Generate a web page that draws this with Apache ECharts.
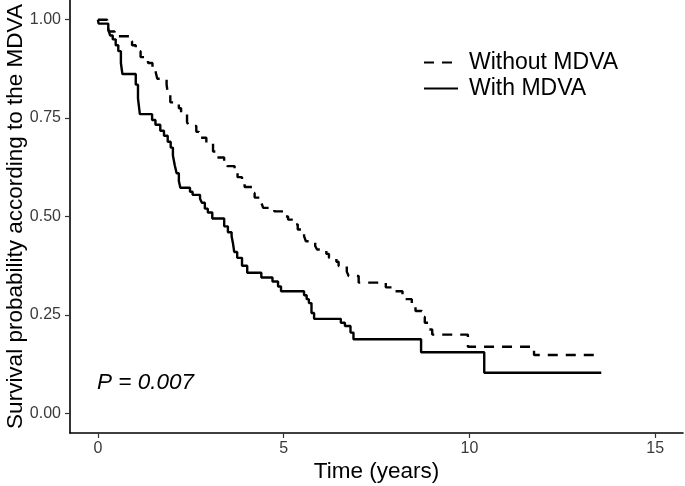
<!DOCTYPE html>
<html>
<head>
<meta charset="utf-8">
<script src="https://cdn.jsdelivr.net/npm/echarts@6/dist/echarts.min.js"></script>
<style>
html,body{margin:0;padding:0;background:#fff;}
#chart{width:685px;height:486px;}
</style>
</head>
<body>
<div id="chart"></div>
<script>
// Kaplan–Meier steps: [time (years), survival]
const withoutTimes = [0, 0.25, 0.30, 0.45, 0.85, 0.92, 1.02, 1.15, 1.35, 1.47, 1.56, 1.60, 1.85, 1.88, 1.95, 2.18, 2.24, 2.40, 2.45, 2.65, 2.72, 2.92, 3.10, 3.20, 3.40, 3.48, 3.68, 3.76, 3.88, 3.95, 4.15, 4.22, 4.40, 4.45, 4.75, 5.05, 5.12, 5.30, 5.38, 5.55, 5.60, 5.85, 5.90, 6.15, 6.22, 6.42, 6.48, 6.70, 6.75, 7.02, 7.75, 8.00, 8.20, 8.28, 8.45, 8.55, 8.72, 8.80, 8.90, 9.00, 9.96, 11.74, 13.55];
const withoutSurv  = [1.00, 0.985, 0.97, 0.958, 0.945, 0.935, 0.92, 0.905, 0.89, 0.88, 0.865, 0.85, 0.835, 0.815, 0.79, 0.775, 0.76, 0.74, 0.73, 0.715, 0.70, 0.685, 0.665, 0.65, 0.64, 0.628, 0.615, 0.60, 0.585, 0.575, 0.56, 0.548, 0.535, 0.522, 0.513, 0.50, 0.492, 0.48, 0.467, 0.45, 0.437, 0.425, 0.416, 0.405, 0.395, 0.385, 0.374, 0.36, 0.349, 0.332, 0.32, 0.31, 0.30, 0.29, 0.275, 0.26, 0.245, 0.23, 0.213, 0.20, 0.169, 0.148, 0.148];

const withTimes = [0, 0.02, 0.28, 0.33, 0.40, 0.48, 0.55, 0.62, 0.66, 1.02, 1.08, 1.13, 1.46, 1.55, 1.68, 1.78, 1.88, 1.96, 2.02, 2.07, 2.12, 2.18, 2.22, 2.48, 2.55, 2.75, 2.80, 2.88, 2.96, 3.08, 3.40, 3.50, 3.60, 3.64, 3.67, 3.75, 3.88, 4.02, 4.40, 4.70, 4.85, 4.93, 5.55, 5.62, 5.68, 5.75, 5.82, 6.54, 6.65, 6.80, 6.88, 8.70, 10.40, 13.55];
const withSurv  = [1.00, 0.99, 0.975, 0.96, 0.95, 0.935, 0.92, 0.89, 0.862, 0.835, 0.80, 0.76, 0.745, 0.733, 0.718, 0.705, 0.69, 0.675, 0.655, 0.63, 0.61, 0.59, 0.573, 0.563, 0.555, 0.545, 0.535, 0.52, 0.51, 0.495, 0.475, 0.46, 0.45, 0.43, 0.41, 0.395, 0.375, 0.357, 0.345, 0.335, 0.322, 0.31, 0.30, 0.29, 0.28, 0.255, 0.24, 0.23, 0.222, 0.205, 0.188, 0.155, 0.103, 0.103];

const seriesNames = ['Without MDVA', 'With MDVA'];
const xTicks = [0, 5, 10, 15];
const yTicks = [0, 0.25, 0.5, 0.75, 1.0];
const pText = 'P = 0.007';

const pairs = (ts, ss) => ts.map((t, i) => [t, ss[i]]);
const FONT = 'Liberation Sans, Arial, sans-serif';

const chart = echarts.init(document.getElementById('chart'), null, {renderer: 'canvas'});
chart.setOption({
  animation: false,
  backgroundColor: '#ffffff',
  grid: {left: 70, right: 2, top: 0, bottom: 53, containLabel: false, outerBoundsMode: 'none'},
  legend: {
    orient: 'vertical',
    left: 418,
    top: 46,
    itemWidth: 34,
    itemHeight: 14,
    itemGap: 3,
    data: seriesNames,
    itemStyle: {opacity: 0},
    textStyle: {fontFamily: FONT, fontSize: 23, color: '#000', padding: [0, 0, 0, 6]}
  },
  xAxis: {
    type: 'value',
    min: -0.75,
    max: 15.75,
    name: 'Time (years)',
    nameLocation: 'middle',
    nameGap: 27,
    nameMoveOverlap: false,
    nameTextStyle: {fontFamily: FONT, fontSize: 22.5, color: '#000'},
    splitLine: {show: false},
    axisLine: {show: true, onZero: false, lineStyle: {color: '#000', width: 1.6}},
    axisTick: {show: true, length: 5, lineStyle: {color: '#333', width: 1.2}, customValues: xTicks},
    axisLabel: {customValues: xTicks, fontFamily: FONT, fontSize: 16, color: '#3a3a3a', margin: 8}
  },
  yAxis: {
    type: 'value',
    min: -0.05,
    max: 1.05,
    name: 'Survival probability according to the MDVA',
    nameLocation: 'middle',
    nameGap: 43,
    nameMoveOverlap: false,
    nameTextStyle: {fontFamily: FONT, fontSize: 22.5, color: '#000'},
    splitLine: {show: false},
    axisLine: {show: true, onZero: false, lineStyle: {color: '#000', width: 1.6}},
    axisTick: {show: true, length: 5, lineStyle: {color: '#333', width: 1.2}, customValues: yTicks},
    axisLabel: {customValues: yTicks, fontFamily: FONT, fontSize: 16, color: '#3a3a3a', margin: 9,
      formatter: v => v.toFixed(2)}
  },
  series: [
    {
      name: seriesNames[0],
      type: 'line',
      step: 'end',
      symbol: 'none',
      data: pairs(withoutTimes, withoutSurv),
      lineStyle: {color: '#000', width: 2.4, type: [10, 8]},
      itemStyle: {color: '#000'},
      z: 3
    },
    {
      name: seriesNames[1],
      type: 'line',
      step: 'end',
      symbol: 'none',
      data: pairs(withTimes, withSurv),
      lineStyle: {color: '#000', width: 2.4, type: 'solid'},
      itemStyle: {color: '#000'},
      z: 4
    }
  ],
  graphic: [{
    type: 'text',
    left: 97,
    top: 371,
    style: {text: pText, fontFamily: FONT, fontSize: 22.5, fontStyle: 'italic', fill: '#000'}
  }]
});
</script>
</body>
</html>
+--
→ Work required: Make an exact reproduction of the listing above, without any pictures.

→ Solution for this task:
Generate a web page that draws this with Apache ECharts.
<!DOCTYPE html>
<html>
<head>
<meta charset="utf-8">
<script src="https://cdn.jsdelivr.net/npm/echarts@6/dist/echarts.min.js"></script>
<style>
html,body{margin:0;padding:0;background:#fff;}
#chart{width:685px;height:486px;}
</style>
</head>
<body>
<div id="chart"></div>
<script>
// Kaplan–Meier steps: [time (years), survival]
const withoutTimes = [0, 0.25, 0.30, 0.45, 0.85, 0.92, 1.02, 1.15, 1.35, 1.47, 1.56, 1.60, 1.85, 1.88, 1.95, 2.18, 2.24, 2.40, 2.45, 2.65, 2.72, 2.92, 3.10, 3.20, 3.40, 3.48, 3.68, 3.76, 3.88, 3.95, 4.15, 4.22, 4.40, 4.45, 4.75, 5.05, 5.12, 5.30, 5.38, 5.55, 5.60, 5.85, 5.90, 6.15, 6.22, 6.42, 6.48, 6.70, 6.75, 7.02, 7.75, 8.00, 8.20, 8.28, 8.45, 8.55, 8.72, 8.80, 8.90, 9.00, 9.96, 11.74, 13.55];
const withoutSurv  = [1.00, 0.985, 0.97, 0.958, 0.945, 0.935, 0.92, 0.905, 0.89, 0.88, 0.865, 0.85, 0.835, 0.815, 0.79, 0.775, 0.76, 0.74, 0.73, 0.715, 0.70, 0.685, 0.665, 0.65, 0.64, 0.628, 0.615, 0.60, 0.585, 0.575, 0.56, 0.548, 0.535, 0.522, 0.513, 0.50, 0.492, 0.48, 0.467, 0.45, 0.437, 0.425, 0.416, 0.405, 0.395, 0.385, 0.374, 0.36, 0.349, 0.332, 0.32, 0.31, 0.30, 0.29, 0.275, 0.26, 0.245, 0.23, 0.213, 0.20, 0.169, 0.148, 0.148];

const withTimes = [0, 0.02, 0.28, 0.33, 0.40, 0.48, 0.55, 0.62, 0.66, 1.02, 1.08, 1.13, 1.46, 1.55, 1.68, 1.78, 1.88, 1.96, 2.02, 2.07, 2.12, 2.18, 2.22, 2.48, 2.55, 2.75, 2.80, 2.88, 2.96, 3.08, 3.40, 3.50, 3.60, 3.64, 3.67, 3.75, 3.88, 4.02, 4.40, 4.70, 4.85, 4.93, 5.55, 5.62, 5.68, 5.75, 5.82, 6.54, 6.65, 6.80, 6.88, 8.70, 10.40, 13.55];
const withSurv  = [1.00, 0.99, 0.975, 0.96, 0.95, 0.935, 0.92, 0.89, 0.862, 0.835, 0.80, 0.76, 0.745, 0.733, 0.718, 0.705, 0.69, 0.675, 0.655, 0.63, 0.61, 0.59, 0.573, 0.563, 0.555, 0.545, 0.535, 0.52, 0.51, 0.495, 0.475, 0.46, 0.45, 0.43, 0.41, 0.395, 0.375, 0.357, 0.345, 0.335, 0.322, 0.31, 0.30, 0.29, 0.28, 0.255, 0.24, 0.23, 0.222, 0.205, 0.188, 0.155, 0.103, 0.103];

const seriesNames = ['Without MDVA', 'With MDVA'];
const xTicks = [0, 5, 10, 15];
const yTicks = [0, 0.25, 0.5, 0.75, 1.0];
const pText = 'P = 0.007';

const pairs = (ts, ss) => ts.map((t, i) => [t, ss[i]]);
const FONT = 'Liberation Sans, Arial, sans-serif';

const chart = echarts.init(document.getElementById('chart'), null, {renderer: 'canvas'});
chart.setOption({
  animation: false,
  backgroundColor: '#ffffff',
  grid: {left: 70, right: 2, top: 0, bottom: 53, containLabel: false, outerBoundsMode: 'none'},
  legend: {
    orient: 'vertical',
    left: 418,
    top: 46,
    itemWidth: 34,
    itemHeight: 14,
    itemGap: 3,
    data: seriesNames,
    itemStyle: {opacity: 0},
    textStyle: {fontFamily: FONT, fontSize: 23, color: '#000', padding: [0, 0, 0, 6]}
  },
  xAxis: {
    type: 'value',
    min: -0.75,
    max: 15.75,
    name: 'Time (years)',
    nameLocation: 'middle',
    nameGap: 27,
    nameMoveOverlap: false,
    nameTextStyle: {fontFamily: FONT, fontSize: 22.5, color: '#000'},
    splitLine: {show: false},
    axisLine: {show: true, onZero: false, lineStyle: {color: '#000', width: 1.6}},
    axisTick: {show: true, length: 5, lineStyle: {color: '#333', width: 1.2}, customValues: xTicks},
    axisLabel: {customValues: xTicks, fontFamily: FONT, fontSize: 16, color: '#3a3a3a', margin: 8}
  },
  yAxis: {
    type: 'value',
    min: -0.05,
    max: 1.05,
    name: 'Survival probability according to the MDVA',
    nameLocation: 'middle',
    nameGap: 43,
    nameMoveOverlap: false,
    nameTextStyle: {fontFamily: FONT, fontSize: 22.5, color: '#000'},
    splitLine: {show: false},
    axisLine: {show: true, onZero: false, lineStyle: {color: '#000', width: 1.6}},
    axisTick: {show: true, length: 5, lineStyle: {color: '#333', width: 1.2}, customValues: yTicks},
    axisLabel: {customValues: yTicks, fontFamily: FONT, fontSize: 16, color: '#3a3a3a', margin: 9,
      formatter: v => v.toFixed(2)}
  },
  series: [
    {
      name: seriesNames[0],
      type: 'line',
      step: 'end',
      symbol: 'none',
      data: pairs(withoutTimes, withoutSurv),
      lineStyle: {color: '#000', width: 2.4, type: [10, 8]},
      itemStyle: {color: '#000'},
      z: 3
    },
    {
      name: seriesNames[1],
      type: 'line',
      step: 'end',
      symbol: 'none',
      data: pairs(withTimes, withSurv),
      lineStyle: {color: '#000', width: 2.4, type: 'solid'},
      itemStyle: {color: '#000'},
      z: 4
    }
  ],
  graphic: [{
    type: 'text',
    left: 97,
    top: 371,
    style: {text: pText, fontFamily: FONT, fontSize: 22.5, fontStyle: 'italic', fill: '#000'}
  }]
});
</script>
</body>
</html>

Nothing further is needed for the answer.